Nate Berg, in The Atlantic, writes about a new social phenomenon: the stigmatization of cigarette smokers based on how they smell. Excerpt:

These olfactory politics create a separation between the smokers and non-smokers that’s both ideological and physical – a segregation that some researchers have gone as far as calling a “spatial apartheid.” And because of the invasive unavoidability of smell, the presence of cigarette smoke or its odor results in an inevitable “sensory appraisal” by others, according to Tan.

… The influence of smell, Tan argues, is perhaps one of the strongest determinants of how people interact with or avoid one another in the public sphere – whether it’s cigarette smoke, days without a shower or the undeniable stench of vagrancy. How exactly cigarette smells shape the use of public space is likely different from place to place. But this research argues that smell and personal habits can be a major force in shaping city life.

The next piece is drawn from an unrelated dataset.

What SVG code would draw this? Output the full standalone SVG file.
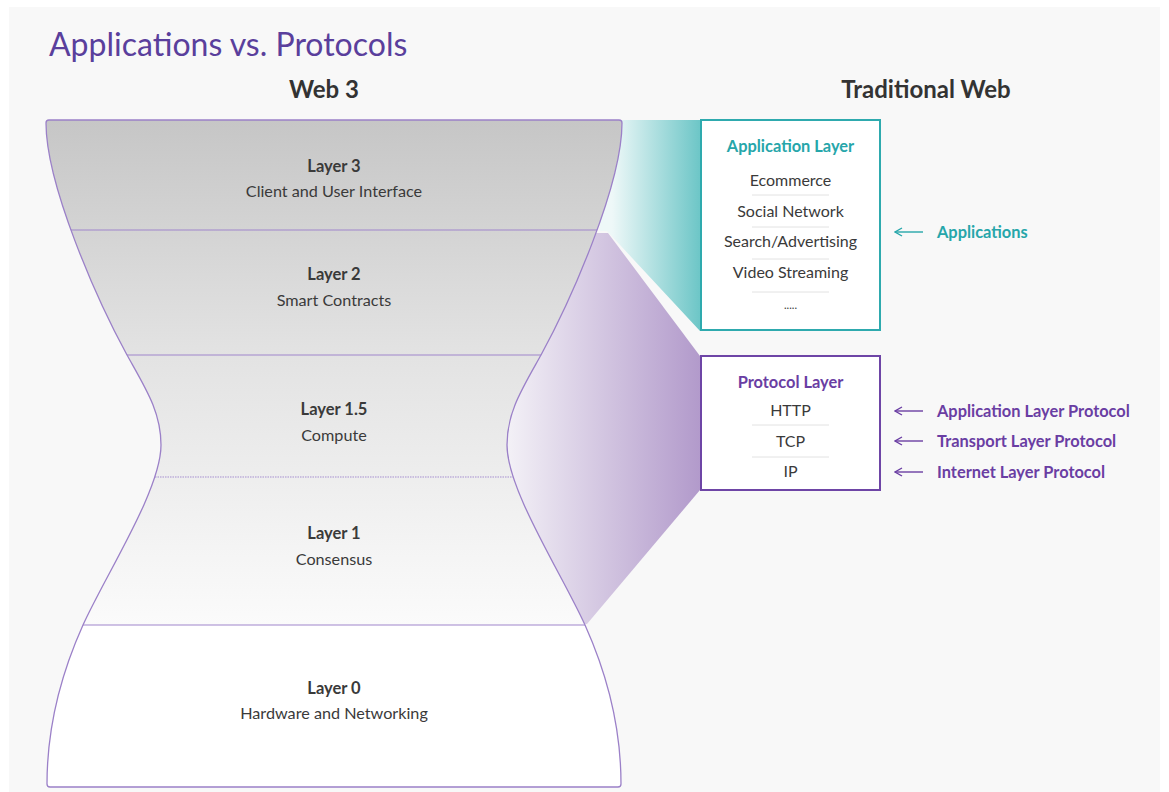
<svg xmlns="http://www.w3.org/2000/svg" width="1169" height="792" viewBox="0 0 1169 792">
<style>
text{font-family:Lato,"Open Sans","Liberation Sans",sans-serif;}
.title{font-size:32px;font-weight:400;fill:#5a3f9c;}
.head{font-size:24px;font-weight:700;fill:#333;text-anchor:middle;}
.lname{font-size:16.5px;font-weight:700;fill:#3a3a3a;text-anchor:middle;}
.ldesc{font-size:16.2px;fill:#3a3a3a;text-anchor:middle;}
.item{font-size:16px;fill:#3a3a3a;text-anchor:middle;}
.sep{stroke:#e2e2e2;stroke-width:1;}
.hl{stroke:#9f85cc;stroke-width:1.2;fill:none;}
.tealt{fill:#26a6aa;font-weight:700;font-size:16.4px;}
.purt{fill:#6a3ea3;font-weight:700;font-size:16.4px;}
.arrT{stroke:#26a6aa;stroke-width:1.4;fill:none;marker-end:url(#mT);}
.arrP{stroke:#6a3ea3;stroke-width:1.4;fill:none;marker-end:url(#mP);}
</style>
<defs>
<linearGradient id="gShape" x1="0" y1="120" x2="0" y2="625" gradientUnits="userSpaceOnUse">
<stop offset="0" stop-color="#c6c6c6"/>
<stop offset="0.45" stop-color="#e2e2e2"/>
<stop offset="1" stop-color="#fbfbfb"/>
</linearGradient>
<linearGradient id="gTeal" x1="612" y1="0" x2="700" y2="0" gradientUnits="userSpaceOnUse">
<stop offset="0" stop-color="#eef8f8"/>
<stop offset="1" stop-color="#6dc6c7"/>
</linearGradient>
<linearGradient id="gPur" x1="505" y1="0" x2="700" y2="0" gradientUnits="userSpaceOnUse">
<stop offset="0" stop-color="#f4f2f7"/>
<stop offset="1" stop-color="#b29acb"/>
</linearGradient>
<clipPath id="clipShape">
<path id="shapeP" d="M46,123 Q46,120 49,120 L619,120 Q622,120 622,123 C622,185 571,300 541,355 C522,389 507,412 507,445 C507,490 562.5,575 585,625 C607.5,675 621,730 621,784 Q621,787 618,787 L50,787 Q47,787 47,784 C47,730 60.5,675 83,625 C105.5,575 161,490 161,445 C161,412 146,389 127,355 C97,300 46,185 46,123 Z"/>
</clipPath>
<marker id="mT" viewBox="0 0 10 10" refX="9" refY="5" markerWidth="10" markerHeight="10" markerUnits="userSpaceOnUse" orient="auto"><path d="M2,1 L9,5 L2,9" fill="none" stroke="#26a6aa" stroke-width="1.4"/></marker>
<marker id="mP" viewBox="0 0 10 10" refX="9" refY="5" markerWidth="10" markerHeight="10" markerUnits="userSpaceOnUse" orient="auto"><path d="M2,1 L9,5 L2,9" fill="none" stroke="#6a3ea3" stroke-width="1.4"/></marker>
</defs>
<rect width="1169" height="792" fill="#ffffff"/>
<rect x="9" y="7" width="1151" height="785" fill="#f8f8f8"/>
<text class="title" x="49" y="56">Applications vs. Protocols</text>
<text class="head" x="324" y="98">Web 3</text>
<text class="head" x="926" y="98">Traditional Web</text>
<g id="connectors">
<path d="M600,120 L700,120 L700,331 L607,231 L600,231 Z" fill="url(#gTeal)"/>
<path d="M500,233 L608,233 L700,356 L700,490 L587,624 L500,624 Z" fill="url(#gPur)"/>
<path class="arrT" d="M923,232 H895"/>
<path class="arrP" d="M923,411 H895"/>
<path class="arrP" d="M923,441 H895"/>
<path class="arrP" d="M923,472 H895"/>
</g>
<g id="web3-stack">
<g clip-path="url(#clipShape)">
<rect x="40" y="115" width="590" height="510" fill="url(#gShape)"/>
<rect x="40" y="625" width="590" height="170" fill="#ffffff"/>
<line class="hl" x1="40" y1="230" x2="630" y2="230"/>
<line class="hl" x1="40" y1="355" x2="630" y2="355"/>
<line x1="40" y1="477" x2="630" y2="477" stroke="#a58ed0" stroke-width="1.2" stroke-dasharray="1.5,1"/>
<line class="hl" x1="40" y1="625" x2="630" y2="625"/>
</g>
<use href="#shapeP" fill="none" stroke="#9b80c8" stroke-width="1.3"/>
</g>
<g id="layer3"><text class="lname" x="334" y="172">Layer 3</text><text class="ldesc" x="334" y="197">Client and User Interface</text></g>
<g id="layer2"><text class="lname" x="334" y="280">Layer 2</text><text class="ldesc" x="334" y="306">Smart Contracts</text></g>
<g id="layer15"><text class="lname" x="334" y="415">Layer 1.5</text><text class="ldesc" x="334" y="441">Compute</text></g>
<g id="layer1"><text class="lname" x="334" y="539">Layer 1</text><text class="ldesc" x="334" y="565">Consensus</text></g>
<g id="layer0"><text class="lname" x="334" y="694">Layer 0</text><text class="ldesc" x="334" y="719">Hardware and Networking</text></g>
<g id="application-layer">
<rect x="701" y="120" width="179" height="210" fill="#ffffff" stroke="#2eaaae" stroke-width="2"/>
<text class="tealt" x="790.5" y="152" text-anchor="middle">Application Layer</text>
<text class="item" x="790.5" y="186">Ecommerce</text>
<line class="sep" x1="752" y1="195" x2="829" y2="195"/>
<text class="item" x="790.5" y="217">Social Network</text>
<line class="sep" x1="752" y1="227" x2="829" y2="227"/>
<text class="item" x="790.5" y="247">Search/Advertising</text>
<line class="sep" x1="752" y1="259" x2="829" y2="259"/>
<text class="item" x="790.5" y="278">Video Streaming</text>
<line class="sep" x1="752" y1="292" x2="829" y2="292"/>
<text class="item" x="790.5" y="309" style="font-size:11px">.....</text>
</g>
<g id="protocol-layer">
<rect x="701" y="356" width="179" height="134" fill="#ffffff" stroke="#6e45a6" stroke-width="2"/>
<text class="purt" x="790.5" y="388" text-anchor="middle">Protocol Layer</text>
<text class="item" x="790.5" y="416">HTTP</text>
<line class="sep" x1="752" y1="425" x2="829" y2="425"/>
<text class="item" x="790.5" y="447">TCP</text>
<line class="sep" x1="752" y1="457" x2="829" y2="457"/>
<text class="item" x="790.5" y="477">IP</text>
</g>
<g id="label-applications"><text class="tealt" x="937" y="238">Applications</text></g>
<g id="label-alp"><text class="purt" x="937" y="417">Application Layer Protocol</text></g>
<g id="label-tlp"><text class="purt" x="937" y="447">Transport Layer Protocol</text></g>
<g id="label-ilp"><text class="purt" x="937" y="478">Internet Layer Protocol</text></g>
</svg>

I have always been amazed by how little smokers seem to understand how strongly the smell of cigarette smoke clings to them and their clothes, and how unpleasant it is to many non-smokers. This is not a moral judgment, but an aesthetic one (I don’t have any strong moral views about smoking). I’ve always hated the smell of smoke, and have all my life had to fight off headaches because secondhand smoke. But I hadn’t realized how accustomed I’d become to it until laws banning smoking in bars and restaurants took effect. Now, with daily life being almost totally smoke-free, and many fewer people smoking now than did when I was younger, on the occasion when I am around smokers, it strikes me as even more unpleasant.

Though I think anti-smoking ordinances sometimes go too far (e.g., banning smoking in public parks), the stigmatization of smoking, and its retreat from public life, has been one of the better social changes in my lifetime.